It's the first ever described case of intravascular semen injection...
A warning has been issued to the public by the Irish Medical Journal, about the dangers of medical experimentation - after it emerged a man injected himself with his own semen to treat back pain.
The case in question involves a 33-year-old man who was complaining of severe lower back pain after lifting a heavy steel object.
However upon further examination of the man by doctors, a red rash on his right upper arm was identified.
It was then that patient admitted he had been injecting himself with his own semen for a year and a half.
“The patient disclosed that he had intravenously injected his own semen as an innovative method to treat back pain,” the case study noted.

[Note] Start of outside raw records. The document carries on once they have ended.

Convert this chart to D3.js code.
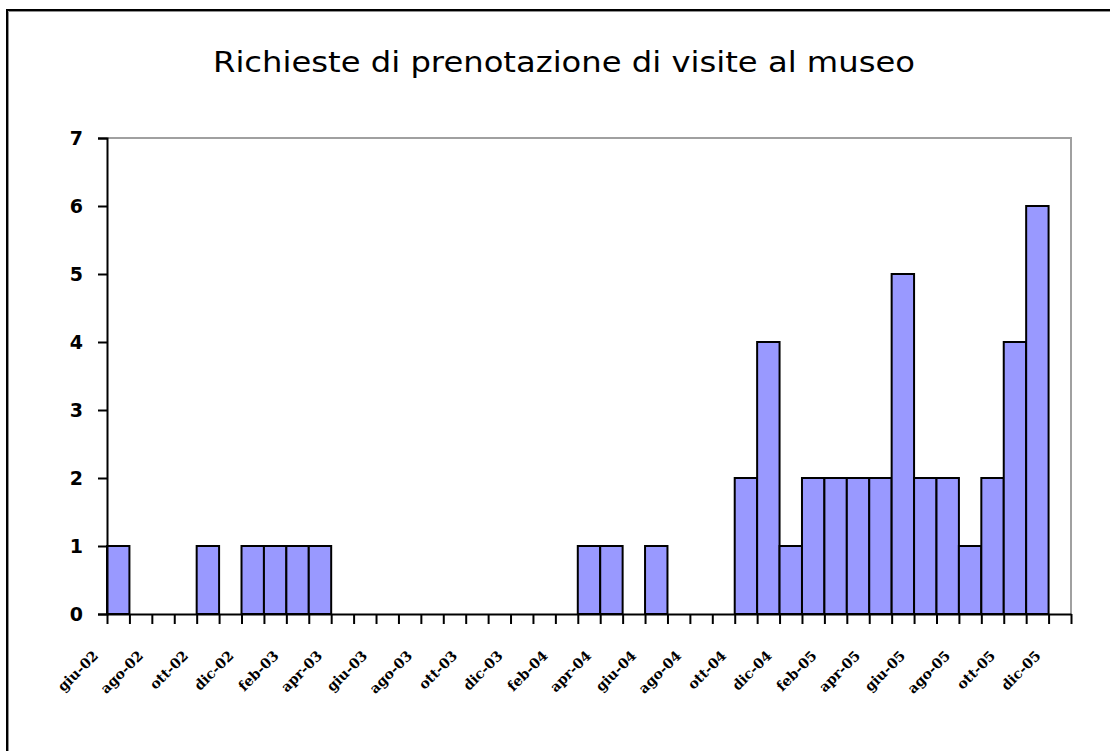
<!DOCTYPE html>
<html><head><meta charset="utf-8">
<script src="https://cdn.jsdelivr.net/npm/d3@7"></script>
<style>body{margin:0;background:#fff}#wrap{position:relative;width:1110px;height:751px}svg{display:block;position:absolute;left:0;top:0}
.xl{position:absolute;white-space:nowrap;font-family:"DejaVu Serif";font-weight:bold;font-size:14px;line-height:14px;color:#000;transform-origin:100% 100%;transform:rotate(-45deg)}</style>
</head><body>
<div id="wrap"></div>
<script>
const title = "Richieste di prenotazione di visite al museo";
const months = ["giu-02","lug-02","ago-02","set-02","ott-02","nov-02","dic-02",
"gen-03","feb-03","mar-03","apr-03","mag-03","giu-03","lug-03","ago-03","set-03","ott-03","nov-03","dic-03",
"gen-04","feb-04","mar-04","apr-04","mag-04","giu-04","lug-04","ago-04","set-04","ott-04","nov-04","dic-04",
"gen-05","feb-05","mar-05","apr-05","mag-05","giu-05","lug-05","ago-05","set-05","ott-05","nov-05","dic-05"];
const values = [1,0,0,0,1,0,1,
1,1,1,0,0,0,0,0,0,0,0,0,
0,0,1,1,0,1,0,0,0,2,4,1,
2,2,2,2,5,2,2,1,2,4,6,0];
const yTicks = [0,1,2,3,4,5,6,7];

const W = 1110, H = 751;
const m = {left:107, right:1071, top:138, bottom:614};
const wrap = d3.select("#wrap");
const svg = wrap.append("svg").attr("width",W).attr("height",H);

// outer frame (cut off at right and bottom)
svg.append("path").attr("d","M7,760 V10 H1120").attr("fill","none").attr("stroke","#000").attr("stroke-width",2);
svg.append("path").attr("d","M8.5,760 V11.5 H1120").attr("fill","none").attr("stroke","#909090").attr("stroke-width",1);

const x = d3.scaleBand().domain(months).range([m.left,m.right]).padding(0);
const y = d3.scaleLinear().domain([0,7]).range([m.bottom,m.top]);

// plot area border (gray top/right)
svg.append("path").attr("d",`M${m.left},${m.top} H${m.right} V${m.bottom}`)
  .attr("fill","none").attr("stroke","#a0a0a0").attr("stroke-width",2);

// bars
svg.append("g").selectAll("rect").data(months.map((mo,i)=>({mo,v:values[i]})).filter(d=>d.v>0))
  .join("rect")
  .attr("x",d=>x(d.mo)).attr("width",x.bandwidth())
  .attr("y",d=>y(d.v)).attr("height",d=>y(0)-y(d.v))
  .attr("fill","#9999ff").attr("stroke","#000").attr("stroke-width",2);

// y axis
const ya = svg.append("g").attr("transform",`translate(${m.left},0)`)
  .call(d3.axisLeft(y).tickValues(yTicks).tickFormat(d3.format("d")).tickSize(9).tickPadding(15));
ya.select(".domain").attr("stroke","#000").attr("stroke-width",2);
ya.selectAll(".tick line").attr("stroke","#000").attr("stroke-width",2);
ya.selectAll(".tick text").attr("font-family","DejaVu Sans").attr("font-weight","bold")
  .attr("font-size",19).attr("fill","#000").attr("dy","0.36em");

// x axis: ticks at every category boundary
const bounds = d3.range(months.length+1);
const xb = d3.scaleLinear().domain([0,months.length]).range([m.left,m.right]);
const xa = svg.append("g").attr("transform",`translate(0,${m.bottom})`)
  .call(d3.axisBottom(xb).tickValues(bounds).tickFormat("").tickSize(10).tickSizeOuter(0));
xa.select(".domain").attr("stroke","#000").attr("stroke-width",2);
xa.selectAll(".tick line").attr("stroke","#000").attr("stroke-width",2);

// x labels every 2 months, rotated -45deg around their right-bottom corner
wrap.selectAll("div.xl").data(months.filter((d,i)=>i%2===0))
  .join("div").attr("class","xl").text(d=>d)
  .each(function(d){
    const el = this, w = el.offsetWidth, h = el.offsetHeight;
    const ax = x(d)+x.bandwidth()/2-17, ay = 658;
    el.style.left = (ax - w) + "px";
    el.style.top = (ay - h) + "px";
  });

// title
svg.append("text").attr("x",564).attr("y",72).attr("text-anchor","middle")
  .attr("font-family","DejaVu Sans").attr("font-size",28)
  .attr("textLength",702).attr("lengthAdjust","spacingAndGlyphs")
  .attr("fill","#000").text(title);
</script>
</body></html>
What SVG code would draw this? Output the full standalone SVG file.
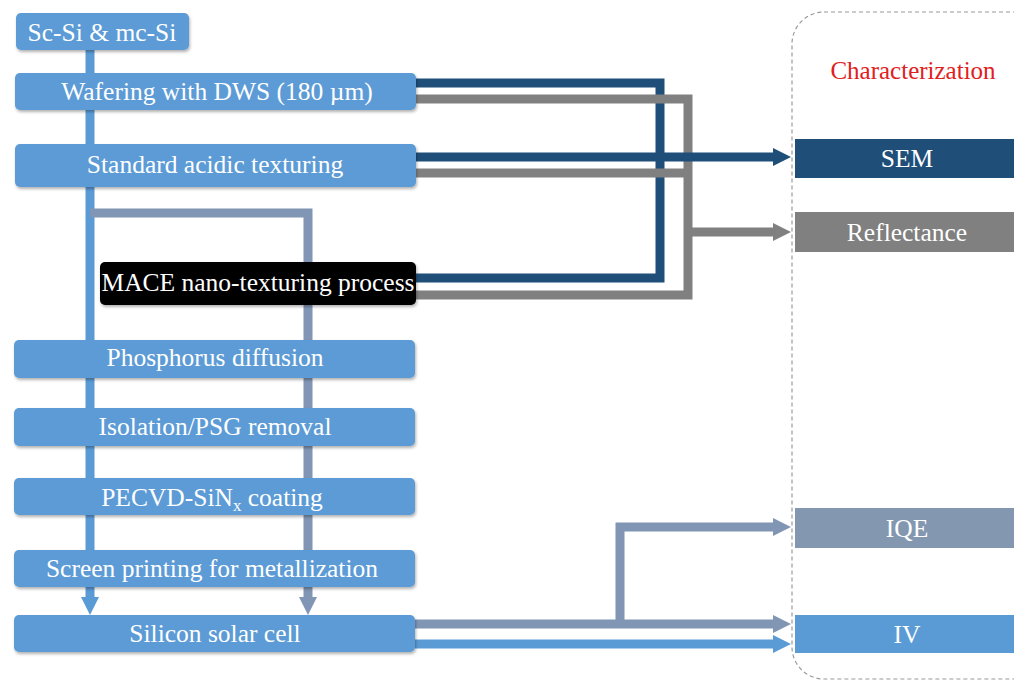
<svg xmlns="http://www.w3.org/2000/svg" width="1014" height="682" viewBox="0 0 1014 682">
<style>
.box{fill:#5b9bd5;filter:url(#sh)}
.t{font-family:"Liberation Serif","Times New Roman",serif;font-size:25.5px;fill:#fff;text-anchor:middle}
.ln{fill:none;stroke-width:9;stroke-linejoin:miter}
</style>
<defs>
<filter id="sh" x="-5%" y="-20%" width="110%" height="150%">
<feDropShadow dx="1" dy="2" stdDeviation="1.5" flood-color="#000" flood-opacity="0.3"/>
</filter>
<marker id="aDark" markerUnits="userSpaceOnUse" markerWidth="20" markerHeight="20" refX="0" refY="10" orient="auto"><path d="M0,1 L18,10 L0,19 Z" fill="#1f4e79"/></marker>
<marker id="aGray" markerUnits="userSpaceOnUse" markerWidth="20" markerHeight="20" refX="0" refY="10" orient="auto"><path d="M0,1 L18,10 L0,19 Z" fill="#808080"/></marker>
<marker id="aSlate" markerUnits="userSpaceOnUse" markerWidth="20" markerHeight="20" refX="0" refY="10" orient="auto"><path d="M0,1 L18,10 L0,19 Z" fill="#8096b4"/></marker>
<marker id="aLight" markerUnits="userSpaceOnUse" markerWidth="20" markerHeight="20" refX="0" refY="10" orient="auto"><path d="M0,1 L18,10 L0,19 Z" fill="#5b9bd5"/></marker>
</defs>
<rect width="1014" height="682" fill="#fff"/>
<g id="characterization">
<rect x="792" y="12" width="260" height="667" rx="32" fill="none" stroke="#9a9a9a" stroke-width="1.2" stroke-dasharray="4,3"/>
<text x="913" y="79" style="font-family:'Liberation Serif','Times New Roman',serif;font-size:25px;fill:#e02020;text-anchor:middle">Characterization</text>
</g>
<g id="connectors">
<path class="ln" d="M90,50 V597" stroke="#5b9bd5" marker-end="url(#aLight)"/>
<path class="ln" d="M90,213 H308 V597" stroke="#8096b4" marker-end="url(#aSlate)"/>
<path class="ln" d="M415,83 H660 V278 H415" stroke="#1f4e79"/>
<path class="ln" d="M415,99 H688 V295 H415" stroke="#808080"/>
<path class="ln" d="M415,173 H688" stroke="#808080"/>
<path class="ln" d="M688,232 H773" stroke="#808080" marker-end="url(#aGray)"/>
<path class="ln" d="M415,157 H773" stroke="#1f4e79" marker-end="url(#aDark)"/>
<path class="ln" d="M415,624 H773" stroke="#8096b4" marker-end="url(#aSlate)"/>
<path class="ln" d="M620,624 V527 H773" stroke="#8096b4" marker-end="url(#aSlate)"/>
<path class="ln" d="M415,644 H773" stroke="#5b9bd5" marker-end="url(#aLight)"/>
</g>
<g id="n-scsi"><rect class="box" x="16" y="13" width="173" height="37" rx="5"/><text class="t" x="102" y="41">Sc-Si &amp; mc-Si</text></g>
<g id="n-wafering"><rect class="box" x="15" y="73" width="401" height="37" rx="5"/><text class="t" x="217" y="100">Wafering with DWS (180 µm)</text></g>
<g id="n-acidic"><rect class="box" x="15" y="144" width="401" height="43" rx="5"/><text class="t" x="215" y="173">Standard acidic texturing</text></g>
<g id="n-mace"><rect x="100" y="262" width="316" height="43" rx="5" fill="#000" filter="url(#sh)"/><text class="t" x="258" y="291">MACE nano-texturing process</text></g>
<g id="n-phos"><rect class="box" x="14" y="340" width="401" height="38" rx="5"/><text class="t" x="215" y="366">Phosphorus diffusion</text></g>
<g id="n-iso"><rect class="box" x="14" y="408" width="401" height="38" rx="5"/><text class="t" x="215" y="435">Isolation/PSG removal</text></g>
<g id="n-pecvd"><rect class="box" x="14" y="478" width="401" height="37" rx="5"/><text class="t" x="212" y="506">PECVD-SiN<tspan font-size="17" dy="5">x</tspan><tspan dy="-5"> coating</tspan></text></g>
<g id="n-screen"><rect class="box" x="14" y="550" width="401" height="37" rx="5"/><text class="t" x="212" y="577">Screen printing for metallization</text></g>
<g id="n-cell"><rect class="box" x="14" y="615" width="401" height="37" rx="5"/><text class="t" x="215" y="642">Silicon solar cell</text></g>
<g id="n-sem"><rect x="795" y="139" width="219" height="39" fill="#1f4e79"/><text class="t" x="907" y="167">SEM</text></g>
<g id="n-refl"><rect x="795" y="212" width="219" height="40" fill="#808080"/><text class="t" x="907" y="241">Reflectance</text></g>
<g id="n-iqe"><rect x="795" y="508" width="219" height="40" fill="#8497b0"/><text class="t" x="907" y="537">IQE</text></g>
<g id="n-iv"><rect x="795" y="615" width="219" height="38" fill="#5b9bd5"/><text class="t" x="907" y="643">IV</text></g>
</svg>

“He had devised this 'cure' independent of any medical advice. Upon further interrogation of this alternative therapy, he revealed he had injected one monthly 'dose' of semen for 18 consecutive months using a hypodermic needle which had been purchased online.
“Upon this occasion the patient had injected three 'doses' of semen intra-vascularly and intra-muscularly,” it said.
Doctors found that the semen had leaked into the soft tissue in the man’s arm, causing the rash.
“This patient’s back pain improved over the course of his inpatient stay and he opted to discharge himself without availing of an incision and drainage of the local collection,” the authors noted.
The Dublin-based authors say the case is “the first ever described case of intravascular semen injection and associated abscess in the medical literature” and warn the case “demonstrates the risks involved with medical experimentation prior to extensive clinical research”.